Do this » Output every line of the data exactly as it appears.

Supplied data »
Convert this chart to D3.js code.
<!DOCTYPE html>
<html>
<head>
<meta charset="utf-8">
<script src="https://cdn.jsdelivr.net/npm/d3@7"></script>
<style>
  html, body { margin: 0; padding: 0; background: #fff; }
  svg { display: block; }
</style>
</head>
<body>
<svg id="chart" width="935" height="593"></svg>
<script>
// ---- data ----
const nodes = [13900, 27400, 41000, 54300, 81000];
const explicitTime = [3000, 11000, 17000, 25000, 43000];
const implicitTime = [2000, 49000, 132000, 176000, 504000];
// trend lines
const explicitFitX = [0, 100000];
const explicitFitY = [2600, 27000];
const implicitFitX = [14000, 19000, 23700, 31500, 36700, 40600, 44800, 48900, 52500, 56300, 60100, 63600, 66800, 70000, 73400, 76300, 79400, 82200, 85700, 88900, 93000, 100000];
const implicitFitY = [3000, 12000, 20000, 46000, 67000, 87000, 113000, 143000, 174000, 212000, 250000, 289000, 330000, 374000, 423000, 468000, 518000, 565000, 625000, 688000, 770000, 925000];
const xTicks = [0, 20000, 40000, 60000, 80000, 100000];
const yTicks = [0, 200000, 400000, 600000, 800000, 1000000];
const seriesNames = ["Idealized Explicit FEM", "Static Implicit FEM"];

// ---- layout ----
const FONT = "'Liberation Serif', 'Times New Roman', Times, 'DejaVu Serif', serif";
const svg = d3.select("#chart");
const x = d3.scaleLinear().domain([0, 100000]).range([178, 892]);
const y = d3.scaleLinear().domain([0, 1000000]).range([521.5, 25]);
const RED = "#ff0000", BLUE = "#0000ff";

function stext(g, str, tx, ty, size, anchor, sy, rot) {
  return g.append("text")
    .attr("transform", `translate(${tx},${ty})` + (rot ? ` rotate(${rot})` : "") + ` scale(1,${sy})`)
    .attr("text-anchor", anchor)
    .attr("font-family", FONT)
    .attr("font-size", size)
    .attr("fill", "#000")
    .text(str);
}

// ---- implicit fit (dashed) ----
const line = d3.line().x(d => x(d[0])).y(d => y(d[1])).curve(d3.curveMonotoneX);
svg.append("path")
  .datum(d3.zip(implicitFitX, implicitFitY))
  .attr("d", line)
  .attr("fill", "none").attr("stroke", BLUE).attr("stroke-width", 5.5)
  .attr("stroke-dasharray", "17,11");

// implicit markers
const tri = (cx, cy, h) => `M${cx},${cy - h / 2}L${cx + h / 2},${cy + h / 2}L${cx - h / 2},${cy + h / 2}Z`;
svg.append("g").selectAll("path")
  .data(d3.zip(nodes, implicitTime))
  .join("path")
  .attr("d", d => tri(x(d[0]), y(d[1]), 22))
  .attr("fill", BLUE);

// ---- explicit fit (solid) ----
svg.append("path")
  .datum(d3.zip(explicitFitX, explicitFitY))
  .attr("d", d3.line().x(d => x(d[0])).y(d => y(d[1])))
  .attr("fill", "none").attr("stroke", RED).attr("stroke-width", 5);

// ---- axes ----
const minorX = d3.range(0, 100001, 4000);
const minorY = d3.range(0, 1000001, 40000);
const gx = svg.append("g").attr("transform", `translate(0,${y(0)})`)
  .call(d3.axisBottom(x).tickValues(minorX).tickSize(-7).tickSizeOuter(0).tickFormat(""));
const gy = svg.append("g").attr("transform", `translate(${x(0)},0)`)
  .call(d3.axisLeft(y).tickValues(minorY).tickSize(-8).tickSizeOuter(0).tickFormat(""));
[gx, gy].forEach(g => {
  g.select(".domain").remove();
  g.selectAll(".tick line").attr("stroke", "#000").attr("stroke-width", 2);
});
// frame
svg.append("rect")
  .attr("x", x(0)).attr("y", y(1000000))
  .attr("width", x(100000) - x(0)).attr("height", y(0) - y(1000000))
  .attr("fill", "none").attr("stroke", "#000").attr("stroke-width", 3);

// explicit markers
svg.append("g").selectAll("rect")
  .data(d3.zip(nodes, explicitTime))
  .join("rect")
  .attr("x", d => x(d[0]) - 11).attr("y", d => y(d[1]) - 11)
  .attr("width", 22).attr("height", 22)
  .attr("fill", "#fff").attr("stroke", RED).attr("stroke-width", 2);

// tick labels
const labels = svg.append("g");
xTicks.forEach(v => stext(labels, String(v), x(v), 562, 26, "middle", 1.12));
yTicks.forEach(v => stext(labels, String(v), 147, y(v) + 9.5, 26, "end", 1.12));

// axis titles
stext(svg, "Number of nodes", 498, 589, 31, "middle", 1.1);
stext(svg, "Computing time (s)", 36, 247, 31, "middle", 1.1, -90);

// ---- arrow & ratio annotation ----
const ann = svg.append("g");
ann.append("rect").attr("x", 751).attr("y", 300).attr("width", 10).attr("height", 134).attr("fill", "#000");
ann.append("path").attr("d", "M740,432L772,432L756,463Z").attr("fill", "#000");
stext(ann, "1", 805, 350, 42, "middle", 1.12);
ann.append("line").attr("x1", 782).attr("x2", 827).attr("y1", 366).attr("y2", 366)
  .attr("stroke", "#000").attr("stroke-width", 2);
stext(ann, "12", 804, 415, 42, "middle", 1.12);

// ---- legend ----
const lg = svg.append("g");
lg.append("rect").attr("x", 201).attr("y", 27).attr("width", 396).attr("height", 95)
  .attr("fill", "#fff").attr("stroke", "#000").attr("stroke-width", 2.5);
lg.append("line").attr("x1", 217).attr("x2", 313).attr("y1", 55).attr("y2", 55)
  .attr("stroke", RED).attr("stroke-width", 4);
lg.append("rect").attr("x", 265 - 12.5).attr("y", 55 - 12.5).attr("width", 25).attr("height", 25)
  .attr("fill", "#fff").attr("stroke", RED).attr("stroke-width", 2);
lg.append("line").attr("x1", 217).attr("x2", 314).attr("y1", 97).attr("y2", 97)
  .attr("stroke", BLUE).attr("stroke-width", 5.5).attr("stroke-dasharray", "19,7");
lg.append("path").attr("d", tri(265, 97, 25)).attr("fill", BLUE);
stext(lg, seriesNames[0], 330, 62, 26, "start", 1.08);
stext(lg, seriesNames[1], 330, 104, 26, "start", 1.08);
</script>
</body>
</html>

Answer below »
Convert this chart to D3.js code.
<!DOCTYPE html>
<html>
<head>
<meta charset="utf-8">
<script src="https://cdn.jsdelivr.net/npm/d3@7"></script>
<style>
  html, body { margin: 0; padding: 0; background: #fff; }
  svg { display: block; }
</style>
</head>
<body>
<svg id="chart" width="935" height="593"></svg>
<script>
// ---- data ----
const nodes = [13900, 27400, 41000, 54300, 81000];
const explicitTime = [3000, 11000, 17000, 25000, 43000];
const implicitTime = [2000, 49000, 132000, 176000, 504000];
// trend lines
const explicitFitX = [0, 100000];
const explicitFitY = [2600, 27000];
const implicitFitX = [14000, 19000, 23700, 31500, 36700, 40600, 44800, 48900, 52500, 56300, 60100, 63600, 66800, 70000, 73400, 76300, 79400, 82200, 85700, 88900, 93000, 100000];
const implicitFitY = [3000, 12000, 20000, 46000, 67000, 87000, 113000, 143000, 174000, 212000, 250000, 289000, 330000, 374000, 423000, 468000, 518000, 565000, 625000, 688000, 770000, 925000];
const xTicks = [0, 20000, 40000, 60000, 80000, 100000];
const yTicks = [0, 200000, 400000, 600000, 800000, 1000000];
const seriesNames = ["Idealized Explicit FEM", "Static Implicit FEM"];

// ---- layout ----
const FONT = "'Liberation Serif', 'Times New Roman', Times, 'DejaVu Serif', serif";
const svg = d3.select("#chart");
const x = d3.scaleLinear().domain([0, 100000]).range([178, 892]);
const y = d3.scaleLinear().domain([0, 1000000]).range([521.5, 25]);
const RED = "#ff0000", BLUE = "#0000ff";

function stext(g, str, tx, ty, size, anchor, sy, rot) {
  return g.append("text")
    .attr("transform", `translate(${tx},${ty})` + (rot ? ` rotate(${rot})` : "") + ` scale(1,${sy})`)
    .attr("text-anchor", anchor)
    .attr("font-family", FONT)
    .attr("font-size", size)
    .attr("fill", "#000")
    .text(str);
}

// ---- implicit fit (dashed) ----
const line = d3.line().x(d => x(d[0])).y(d => y(d[1])).curve(d3.curveMonotoneX);
svg.append("path")
  .datum(d3.zip(implicitFitX, implicitFitY))
  .attr("d", line)
  .attr("fill", "none").attr("stroke", BLUE).attr("stroke-width", 5.5)
  .attr("stroke-dasharray", "17,11");

// implicit markers
const tri = (cx, cy, h) => `M${cx},${cy - h / 2}L${cx + h / 2},${cy + h / 2}L${cx - h / 2},${cy + h / 2}Z`;
svg.append("g").selectAll("path")
  .data(d3.zip(nodes, implicitTime))
  .join("path")
  .attr("d", d => tri(x(d[0]), y(d[1]), 22))
  .attr("fill", BLUE);

// ---- explicit fit (solid) ----
svg.append("path")
  .datum(d3.zip(explicitFitX, explicitFitY))
  .attr("d", d3.line().x(d => x(d[0])).y(d => y(d[1])))
  .attr("fill", "none").attr("stroke", RED).attr("stroke-width", 5);

// ---- axes ----
const minorX = d3.range(0, 100001, 4000);
const minorY = d3.range(0, 1000001, 40000);
const gx = svg.append("g").attr("transform", `translate(0,${y(0)})`)
  .call(d3.axisBottom(x).tickValues(minorX).tickSize(-7).tickSizeOuter(0).tickFormat(""));
const gy = svg.append("g").attr("transform", `translate(${x(0)},0)`)
  .call(d3.axisLeft(y).tickValues(minorY).tickSize(-8).tickSizeOuter(0).tickFormat(""));
[gx, gy].forEach(g => {
  g.select(".domain").remove();
  g.selectAll(".tick line").attr("stroke", "#000").attr("stroke-width", 2);
});
// frame
svg.append("rect")
  .attr("x", x(0)).attr("y", y(1000000))
  .attr("width", x(100000) - x(0)).attr("height", y(0) - y(1000000))
  .attr("fill", "none").attr("stroke", "#000").attr("stroke-width", 3);

// explicit markers
svg.append("g").selectAll("rect")
  .data(d3.zip(nodes, explicitTime))
  .join("rect")
  .attr("x", d => x(d[0]) - 11).attr("y", d => y(d[1]) - 11)
  .attr("width", 22).attr("height", 22)
  .attr("fill", "#fff").attr("stroke", RED).attr("stroke-width", 2);

// tick labels
const labels = svg.append("g");
xTicks.forEach(v => stext(labels, String(v), x(v), 562, 26, "middle", 1.12));
yTicks.forEach(v => stext(labels, String(v), 147, y(v) + 9.5, 26, "end", 1.12));

// axis titles
stext(svg, "Number of nodes", 498, 589, 31, "middle", 1.1);
stext(svg, "Computing time (s)", 36, 247, 31, "middle", 1.1, -90);

// ---- arrow & ratio annotation ----
const ann = svg.append("g");
ann.append("rect").attr("x", 751).attr("y", 300).attr("width", 10).attr("height", 134).attr("fill", "#000");
ann.append("path").attr("d", "M740,432L772,432L756,463Z").attr("fill", "#000");
stext(ann, "1", 805, 350, 42, "middle", 1.12);
ann.append("line").attr("x1", 782).attr("x2", 827).attr("y1", 366).attr("y2", 366)
  .attr("stroke", "#000").attr("stroke-width", 2);
stext(ann, "12", 804, 415, 42, "middle", 1.12);

// ---- legend ----
const lg = svg.append("g");
lg.append("rect").attr("x", 201).attr("y", 27).attr("width", 396).attr("height", 95)
  .attr("fill", "#fff").attr("stroke", "#000").attr("stroke-width", 2.5);
lg.append("line").attr("x1", 217).attr("x2", 313).attr("y1", 55).attr("y2", 55)
  .attr("stroke", RED).attr("stroke-width", 4);
lg.append("rect").attr("x", 265 - 12.5).attr("y", 55 - 12.5).attr("width", 25).attr("height", 25)
  .attr("fill", "#fff").attr("stroke", RED).attr("stroke-width", 2);
lg.append("line").attr("x1", 217).attr("x2", 314).attr("y1", 97).attr("y2", 97)
  .attr("stroke", BLUE).attr("stroke-width", 5.5).attr("stroke-dasharray", "19,7");
lg.append("path").attr("d", tri(265, 97, 25)).attr("fill", BLUE);
stext(lg, seriesNames[0], 330, 62, 26, "start", 1.08);
stext(lg, seriesNames[1], 330, 104, 26, "start", 1.08);
</script>
</body>
</html>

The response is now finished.